MEB Location and Sizing
The MEB must be located as close as possible to the main service entry and the main distribution board to minimize the length of SPD PE leads. In a multi-floor building, a local bonding bar (LBB) may be installed on each floor, connected back to the MEB by a main bonding conductor. The MEB must have sufficient terminals for all current connections plus at least 20% spare capacity for future additions. Each terminal must be labeled with a unique identifier matching the as-built drawings.
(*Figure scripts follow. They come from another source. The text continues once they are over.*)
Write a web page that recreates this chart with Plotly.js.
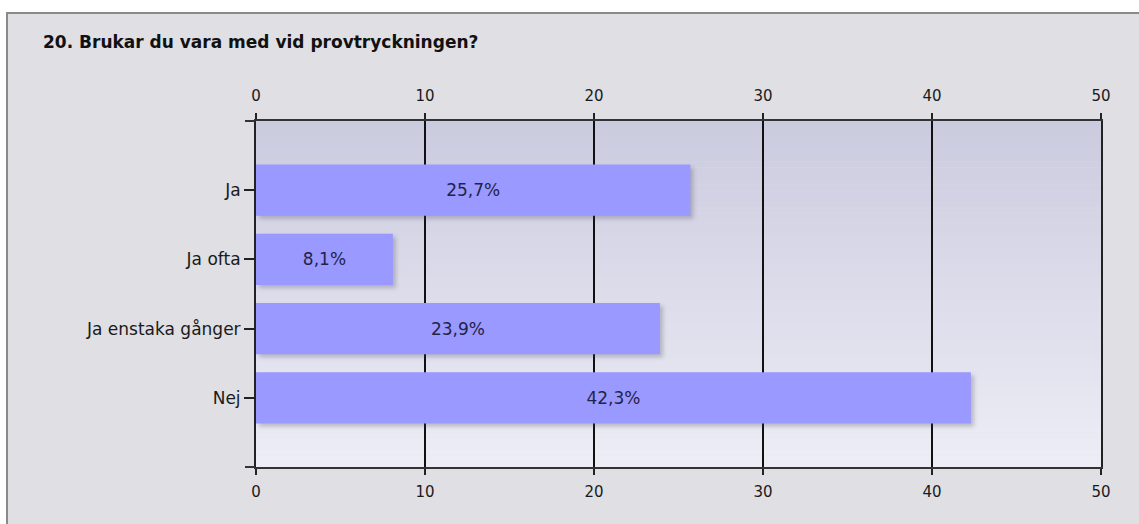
<!DOCTYPE html>
<html>
<head>
<meta charset="utf-8">
<script src="https://cdn.plot.ly/plotly-3.0.1.min.js"></script>
<style>
  html, body { margin: 0; padding: 0; background: #ffffff; }
  #wrap { position: relative; width: 1139px; height: 524px; overflow: hidden; }
  #frame { position: absolute; left: 6px; top: 12px; width: 1140px; height: 520px;
           background: #dfdfe4; border-left: 2px solid #8a8a8a; border-top: 2px solid #8a8a8a; }
  #chart { position: absolute; left: 0; top: 0; width: 1139px; height: 524px; }
  .trace.bars path { filter: drop-shadow(3px 3px 2px rgba(60,60,80,0.28)); }
</style>
</head>
<body>
<div id="wrap">
  <div id="frame"></div>
  <div id="chart"></div>
</div>
<script>
const titleText = "20. Brukar du vara med vid provtryckningen?";
const categories = ["Ja", "Ja ofta", "Ja enstaka gånger", "Nej"];
const percentValues = [25.7, 8.1, 23.9, 42.3];
const xTickValues = [0, 10, 20, 30, 40, 50];

const FONT = "DejaVu Sans, Verdana, sans-serif";

const bars = {
  type: "bar",
  orientation: "h",
  y: categories,
  x: percentValues,
  width: 0.74,
  marker: { color: "#9999ff", line: { width: 0 } },
  texttemplate: "%{x:.1f}%",
  textposition: "inside",
  insidetextanchor: "middle",
  constraintext: "none",
  textfont: { family: FONT, size: 17, color: "#23234a" },
  hoverinfo: "skip",
  showlegend: false
};

// background gradient bands for the plot area
const bgShapes = [];
const nBands = 60;
const gradTop = [203, 203, 223], gradBot = [237, 237, 246];
for (let i = 0; i < nBands; i++) {
  const t = i / (nBands - 1);
  const c = gradTop.map((v, k) => Math.round(v + (gradBot[k] - v) * t));
  bgShapes.push({
    type: "rect", xref: "x domain", yref: "y domain", layer: "below",
    x0: 0, x1: 1, y0: 1 - (i + 1) / nBands - 0.001, y1: 1 - i / nBands,
    fillcolor: `rgb(${c[0]},${c[1]},${c[2]})`, line: { width: 0 }
  });
}

const axisCommon = {
  range: [0, 50],
  tickvals: xTickValues,
  ticks: "outside",
  ticklen: 6,
  tickwidth: 2,
  tickcolor: "#222",
  showline: true,
  linecolor: "#333",
  linewidth: 2,
  tickfont: { family: FONT, size: 15, color: "#1a1a1a" },
  zeroline: false,
  fixedrange: true
};

const layout = {
  width: 1139,
  height: 524,
  margin: { l: 256, r: 38, t: 121, b: 57, pad: 0 },
  paper_bgcolor: "rgba(0,0,0,0)",
  plot_bgcolor: "rgba(0,0,0,0)",
  separators: ", ",
  title: {
    text: "<b>" + titleText + "</b>",
    font: { family: FONT, size: 17, color: "#111" },
    xref: "container", yref: "container",
    x: 43 / 1139, xanchor: "left",
    y: 1 - 42 / 524, yanchor: "middle"
  },
  xaxis: Object.assign({}, axisCommon, {
    side: "bottom",
    showgrid: true,
    gridcolor: "#111",
    gridwidth: 2,
    mirror: false,
    ticklabelstandoff: 4
  }),
  xaxis2: Object.assign({}, axisCommon, {
    side: "top",
    overlaying: "x",
    showgrid: false,
    ticklabelstandoff: 6
  }),
  yaxis: {
    type: "category",
    range: [4, -1],
    ticks: "outside",
    ticklen: 10,
    tickwidth: 2,
    tickcolor: "#222",
    showline: true,
    linecolor: "#222",
    linewidth: 2,
    mirror: true,
    showgrid: false,
    tickfont: { family: FONT, size: 17, color: "#1a1a1a" },
    fixedrange: true
  },
  yaxis2: {
    overlaying: "y",
    side: "left",
    range: [4, -1],
    tickvals: [-1, 4],
    ticks: "outside",
    ticklen: 10,
    tickwidth: 2,
    tickcolor: "#333",
    showticklabels: false,
    showgrid: false,
    zeroline: false,
    showline: false,
    fixedrange: true
  },
  shapes: bgShapes,
  bargap: 0.26
};

const dummyTop = {
  type: "scatter", x: [], y: [], xaxis: "x2", yaxis: "y2",
  showlegend: false, hoverinfo: "skip"
};

Plotly.newPlot("chart", [bars, dummyTop], layout, { displayModeBar: false, staticPlot: true });
</script>
</body>
</html>
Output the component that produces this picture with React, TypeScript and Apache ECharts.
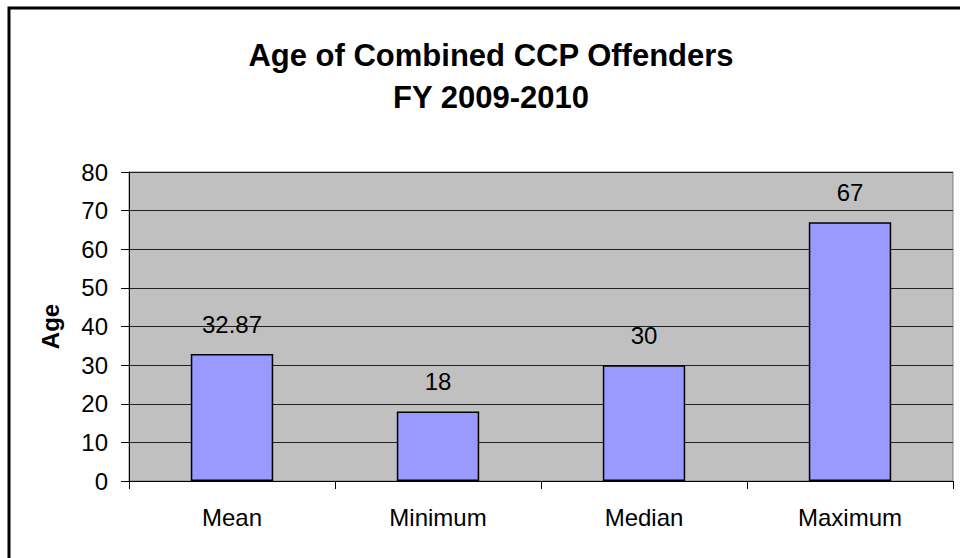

| Bonding Connection | Conductor Size (Typical) | Connection Method | Notes |
|---|---|---|---|
| Earth electrode to MEB | 50 mm² minimum (project-specific) | Bolted lug; anti-oxidation compound | Test link for earth resistance measurement |
| MDB PE to MEB | 25 mm² minimum | Bolted lug | Short, straight run; avoid routing near signal cables |
| Rack bonding bar to MEB | 16 mm² minimum | Bolted lug or bonding strap | One conductor per rack; labeled at both ends |
| Cable tray to MEB | 16 mm² minimum | Bonding clamp on tray; bolted to MEB | Bond at regular intervals; bond across all joints |
| Metallic services (water, gas, HVAC) | 16 mm² minimum | Bonding clamp; anti-oxidation compound | Bond at entry point; before any isolation valve |
| Structural steel | 25 mm² minimum | Bolted lug or welded connection | Bond at multiple points for large structures |
Cable Tray Bonding Strategy
Cable trays serve as the primary EMC return path for high-frequency currents and must be electrically continuous throughout the installation. Every joint between tray sections must be bridged with a flexible bonding jumper because the mechanical joint alone does not provide reliable electrical continuity. The tray system must be bonded to the MEB at regular intervals, with the bonding conductor connected at the tray joint nearest to the MEB. Paint must be removed from contact surfaces before installing bonding clamps, and anti-oxidation compound applied to prevent corrosion.